Or consider Hannah, who wept so intensely in the temple that the priest mistook her for drunk. She had prayed year after year for a child, carrying the weight of barrenness in a culture that attached shame to it. Her faith wasn’t a triumphant shout — it was a desperate whisper. And God heard that whisper. He opened her womb, and she gave birth to Samuel, one of Israel’s greatest prophets.
These stories matter not because they promise that God will always give you exactly what you asked for in exactly the timeline you expected, but because they demonstrate that God is actively at work even in the seasons that feel most silent and most painful. Consequently, your disappointment is not evidence that God has abandoned you. More often, it is the soil in which He is planting something you cannot yet see.
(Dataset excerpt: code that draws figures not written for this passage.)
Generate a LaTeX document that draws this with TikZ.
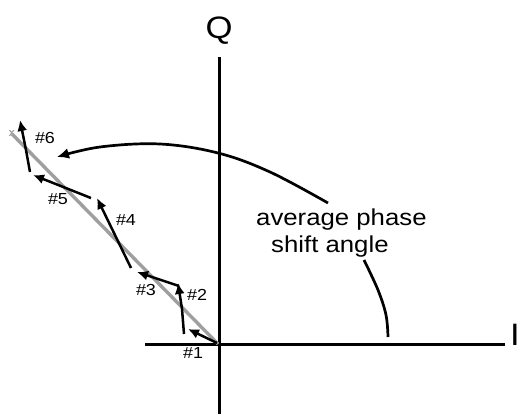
\documentclass[tikz,border=0pt]{standalone}
\usepackage{fontspec}
\usetikzlibrary{arrows.meta}
\newfontfamily\labfont[FakeStretch=1.12]{Liberation Sans}
\begin{document}
\begin{tikzpicture}[x=1pt,y=-1pt,
  axis/.style={line width=3pt,black},
  avg/.style={line width=3.4pt,gray!75},
  vec/.style={line width=2.5pt,black,-{Latex[length=11pt,width=10pt]}},
  arcline/.style={line width=2.7pt,black},
  num/.style={font=\labfont\fontsize{16}{18}\selectfont,inner sep=0pt},
  axlab/.style={font=\labfont\fontsize{31}{34}\selectfont,inner sep=0pt},
  txt/.style={font=\labfont\fontsize{23}{26}\selectfont,inner sep=0pt,anchor=base west}]
\useasboundingbox (0,0) rectangle (521,414);
% axes
\coordinate (O) at (218,344);
\coordinate (xl) at (145,344);
\coordinate (xr) at (505,344);
\coordinate (yt) at (219,57);
\coordinate (yb) at (219,416);
\draw[axis] (xl) -- (xr);
\draw[axis] (yt) -- (yb);
\node[axlab,anchor=base] (Q) at (219,39) {Q};
\node[axlab,anchor=base west] (I) at (510,345) {I};
% average line
\coordinate (X) at (12,134);
\draw[avg] (O) -- (X);
\node[text=gray!75,font=\sffamily\bfseries\fontsize{13}{13}\selectfont,inner sep=0pt] (xm) at (12,134) {x};
% vectors
\coordinate (c0) at (217,343);
\coordinate (c1) at (188,329);
\coordinate (c1b) at (184,334);
\coordinate (m2) at (182,309);
\coordinate (c2) at (178,283);
\coordinate (c2b) at (179,286);
\coordinate (c3) at (137,272);
\coordinate (c3b) at (131,268);
\coordinate (c4) at (97,198);
\coordinate (c4b) at (91,198);
\coordinate (c5) at (33,175);
\coordinate (c5b) at (30,172);
\coordinate (m6) at (26,150);
\coordinate (c6) at (20,120);
\draw[vec] (c0) -- (c1);
\draw[vec] (c1b) -- (m2) -- (c2);
\draw[vec] (c2b) -- (c3);
\draw[vec] (c3b) -- (c4);
\draw[vec] (c4b) -- (c5);
\draw[vec] (c5b) -- (m6) -- (c6);
\node[num] (n1) at (193,353) {\#1};
\node[num] (n2) at (197,295) {\#2};
\node[num] (n3) at (146,290) {\#3};
\node[num] (n4) at (126,220) {\#4};
\node[num] (n5) at (58,199) {\#5};
\node[num] (n6) at (45,138) {\#6};
% angle arc
\draw[arcline,-{Latex[length=12pt,width=11pt]}] plot[smooth,tension=0.6] coordinates {(328,203) (270,172) (218,153) (160,144) (100,147) (57,157)};
\draw[arcline] plot[smooth,tension=0.6] coordinates {(364,260) (378,290) (386,315) (388,337)};
\node[txt] (t1) at (256,225) {average phase};
\node[txt] (t2) at (271,252) {shift angle};
\end{tikzpicture}
\end{document}
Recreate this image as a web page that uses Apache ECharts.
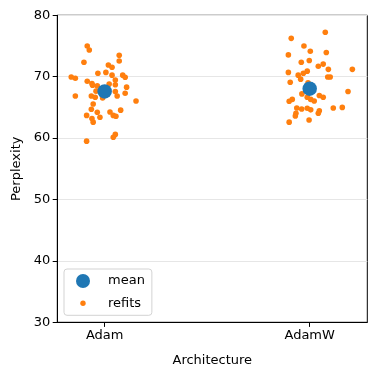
<!DOCTYPE html>
<html>
<head>
<meta charset="utf-8">
<script src="https://cdn.jsdelivr.net/npm/echarts@6/dist/echarts.min.js"></script>
<style>
  html, body { margin: 0; padding: 0; background: #fff; }
  #chart { width: 376px; height: 376px; }
</style>
</head>
<body>
<div id="chart"></div>
<script>
const categories = ['Adam', 'AdamW']

// refit perplexities per optimizer, with horizontal strip jitter
const adamRefits = [75.0, 74.35, 73.5, 72.55, 72.35, 71.9, 71.55, 70.7, 70.55, 70.25, 70.25, 69.9, 69.95, 69.75, 69.45,
  69.25, 68.9, 68.6, 68.8, 68.7, 68.5, 68.3, 67.65, 67.6, 67.3, 66.85, 66.85, 66.65, 66.55, 66.85,
  66.05, 65.55, 64.7, 64.55, 64.2, 64.25, 63.7, 63.7, 63.55, 63.4, 63.2, 62.6, 60.6, 60.15, 59.5]
const adamJitter = [-0.085, -0.075, 0.071, 0.071, -0.101, 0.018, 0.036, 0.006, -0.033, 0.036, 0.088, 0.1, -0.163, -0.143, 0.052,
  -0.085, -0.062, -0.059, 0.022, 0.052, -0.036, 0.107, -0.042, 0.052, 0.1, -0.143, -0.065, -0.046, -0.01, 0.061,
  0.153, -0.056, -0.065, 0.078, -0.036, 0.026, -0.088, 0.042, 0.055, -0.023, -0.062, -0.056, 0.052, 0.042, -0.088]

const adamwRefits = [77.25, 76.25, 75.0, 74.15, 73.55, 73.95, 72.65, 72.35, 72.05, 71.7, 71.2, 71.2, 70.7, 70.9,
  70.55, 70.25, 69.95, 69.95, 69.6, 69.1, 69.0, 67.6, 67.2, 66.95, 66.65, 66.65, 66.3, 66.3, 66.0, 66.05,
  64.9, 64.75, 64.85, 64.6, 64.9, 65.0, 64.45, 64.05, 64.05, 63.6, 62.95, 62.6]
const adamwJitter = [0.076, -0.09, -0.028, 0.003, -0.104, 0.081, -0.002, -0.041, 0.066, 0.042, 0.091, 0.208, -0.104, -0.012,
  -0.031, -0.056, 0.088, 0.1, -0.044, -0.095, -0.008, 0.187, -0.038, 0.047, 0.066, -0.012, 0.005, -0.085, -0.1, 0.022,
  -0.063, -0.039, -0.012, 0.005, 0.115, 0.159, 0.047, 0.042, -0.067, -0.07, -0.003, -0.1]

const means = [67.6, 68.05]

const yTicks = [30, 40, 50, 60, 70, 80]

const refitPoints = []
adamRefits.forEach((v, i) => refitPoints.push([0 + adamJitter[i], v]))
adamwRefits.forEach((v, i) => refitPoints.push([1 + adamwJitter[i], v]))
const meanPoints = means.map((v, i) => [i, v])

const font = 'DejaVu Sans'
const chart = echarts.init(document.getElementById('chart'))

chart.setOption({
  animation: false,
  textStyle: { fontFamily: font },
  grid: {
    left: 57.3,
    right: 8.7,
    top: 15.3,
    bottom: 53.7,
    show: true,
    borderColor: '#000',
    borderWidth: 1
  },
  legend: {
    orient: 'vertical',
    left: 64,
    top: 269,
    padding: [5, 7, 5, 12],
    itemWidth: 28,
    itemHeight: 14,
    itemGap: 8.3,
    backgroundColor: 'rgba(255,255,255,0.8)',
    borderColor: '#d3d3d3',
    borderWidth: 1,
    borderRadius: 3,
    textStyle: { fontFamily: font, fontSize: 13, color: '#000', padding: [0, 0, 0, 6] },
    data: [
      { name: 'mean', icon: 'circle' },
      { name: 'refits', icon: 'path://M0,0M14,14M9.7,7A2.7,2.7,0,1,1,4.3,7A2.7,2.7,0,1,1,9.7,7Z' }
    ]
  },
  xAxis: {
    type: 'value',
    min: -0.231,
    max: 1.281,
    name: 'Architecture',
    nameLocation: 'middle',
    nameGap: 32,
    nameTextStyle: { fontFamily: font, fontSize: 13, color: '#000' },
    axisLine: { show: true, onZero: false, lineStyle: { color: '#000', width: 1 } },
    axisTick: { show: true, customValues: [0, 1], length: 4.6, lineStyle: { color: '#000' } },
    axisLabel: {
      customValues: [0, 1],
      formatter: v => categories[Math.round(v)],
      fontFamily: font, fontSize: 13, color: '#000', margin: 7
    },
    splitLine: { show: false }
  },
  yAxis: {
    type: 'value',
    min: 30,
    max: 80,
    interval: 10,
    name: 'Perplexity',
    nameLocation: 'middle',
    nameGap: 34,
    nameTextStyle: { fontFamily: font, fontSize: 13, color: '#000' },
    axisLine: { show: true, onZero: false, lineStyle: { color: '#000', width: 1 } },
    axisTick: { show: true, length: 4.6, lineStyle: { color: '#000' } },
    axisLabel: {
      fontFamily: font, fontSize: 13, color: '#000', margin: 7,
      formatter: v => yTicks.includes(v) ? String(v) : ''
    },
    splitLine: { show: true, lineStyle: { color: '#e6e6e6', width: 1 } }
  },
  series: [
    {
      name: 'mean',
      type: 'scatter',
      data: meanPoints,
      symbolSize: 14.5,
      itemStyle: { color: '#1f77b4', opacity: 1 },
      z: 5
    },
    {
      name: 'refits',
      type: 'scatter',
      data: refitPoints,
      symbolSize: 5.6,
      itemStyle: { color: '#ff7f0e', opacity: 1 },
      z: 3
    }
  ]
})
</script>
</body>
</html>
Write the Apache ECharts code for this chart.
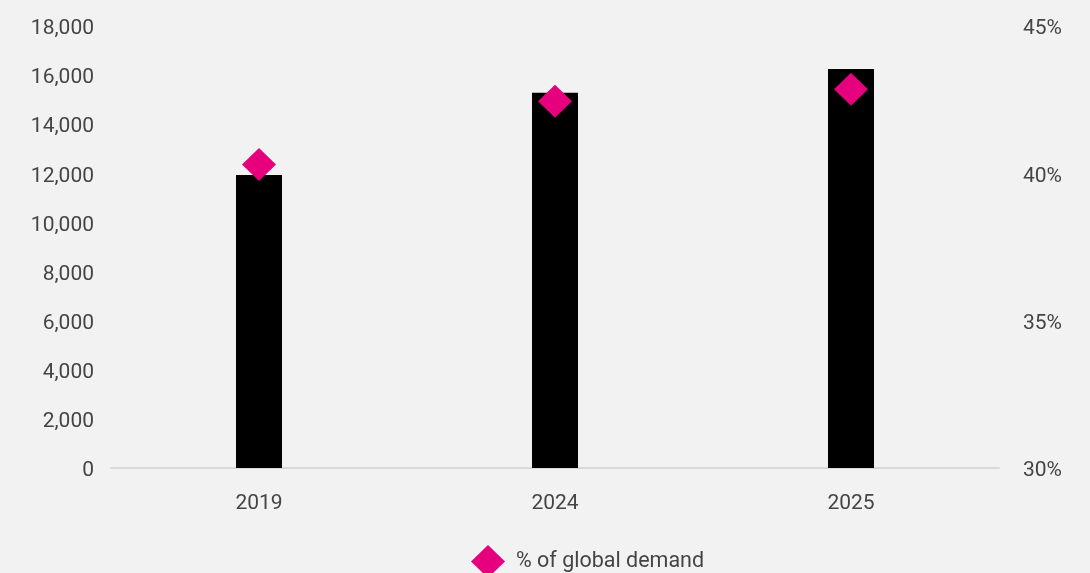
<!DOCTYPE html>
<html>
<head>
<meta charset="utf-8">
<script src="https://cdn.jsdelivr.net/npm/echarts@6/dist/echarts.min.js"></script>
<style>
html,body{margin:0;padding:0;background:#f2f2f2;}
#main{width:1090px;height:573px;}
</style>
</head>
<body>
<div id="main"></div>
<script>
const categories = ['2019', '2024', '2025'];
const demandValues = [11930, 15280, 16250];
const shareValues = [40.3, 42.45, 42.85];
const seriesNames = ['Demand', '% of global demand'];

const chart = echarts.init(document.getElementById('main'), null, {renderer: 'canvas'});
const font = 'Roboto, "Liberation Sans", sans-serif';
const txt = '#454545';
const richLbl = {a: {fontFamily: font, fontSize: 21, color: txt, padding: [6, 0, 0, 0]}};
chart.setOption({
  backgroundColor: '#f2f2f2',
  animation: false,
  grid: {left: 111, right: 91, top: 26, bottom: 105},
  legend: {
    data: [{name: seriesNames[1], icon: 'diamond'}],
    top: 540,
    left: 466,
    itemWidth: 34,
    itemHeight: 33,
    textStyle: {fontFamily: font, fontSize: 21.5, color: txt, padding: [0, 0, 0, 6]}
  },
  xAxis: {
    type: 'category',
    data: categories,
    axisLine: {lineStyle: {color: '#d9d9d9', width: 2}},
    axisTick: {show: false},
    axisLabel: {fontFamily: font, fontSize: 21, color: txt, margin: 25}
  },
  yAxis: [
    {
      type: 'value', min: 0, max: 18000, interval: 2000,
      splitLine: {show: false},
      axisLine: {show: false}, axisTick: {show: false},
      axisLabel: {
        fontFamily: font, fontSize: 21, color: txt, margin: 17,
        rich: richLbl,
        formatter: v => '{a|' + v.toLocaleString('en-US') + '}'
      }
    },
    {
      type: 'value', min: 30, max: 45, interval: 5,
      splitLine: {show: false},
      axisLine: {show: false}, axisTick: {show: false},
      axisLabel: {
        fontFamily: font, fontSize: 21, color: txt, margin: 24,
        rich: richLbl,
        formatter: v => '{a|' + v + '%}'
      }
    }
  ],
  series: [
    {
      name: seriesNames[0], type: 'bar', data: demandValues,
      barWidth: 46, itemStyle: {color: '#000000'}, yAxisIndex: 0
    },
    {
      name: seriesNames[1], type: 'scatter', data: shareValues, yAxisIndex: 1,
      symbol: 'diamond', symbolSize: [34, 33], itemStyle: {color: '#e6007e', opacity: 1}
    }
  ]
});
</script>
</body>
</html>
“And we know that in all things God works for the good of those who love him, who have been called according to his purpose.” — Romans 8:28

Practical Ways to Hold On to Faith When You’re Struggling to Believe
Let’s get practical for a bit, because faith is not merely a feeling — it is a series of choices and disciplines that we practice, especially when we don’t feel like it. Here are some of the most powerful, tested ways to keep your faith alive in the middle of disappointment:
1. Return to What You Know, Not Just What You Feel
Feelings are real, but they are not always reliable narrators of truth. When disappointment floods in, our feelings will often tell us that God is absent, that prayer doesn’t work, and that faith is pointless. However, this is precisely when we need to return to what we know — the bedrock truths that do not change based on our emotional state.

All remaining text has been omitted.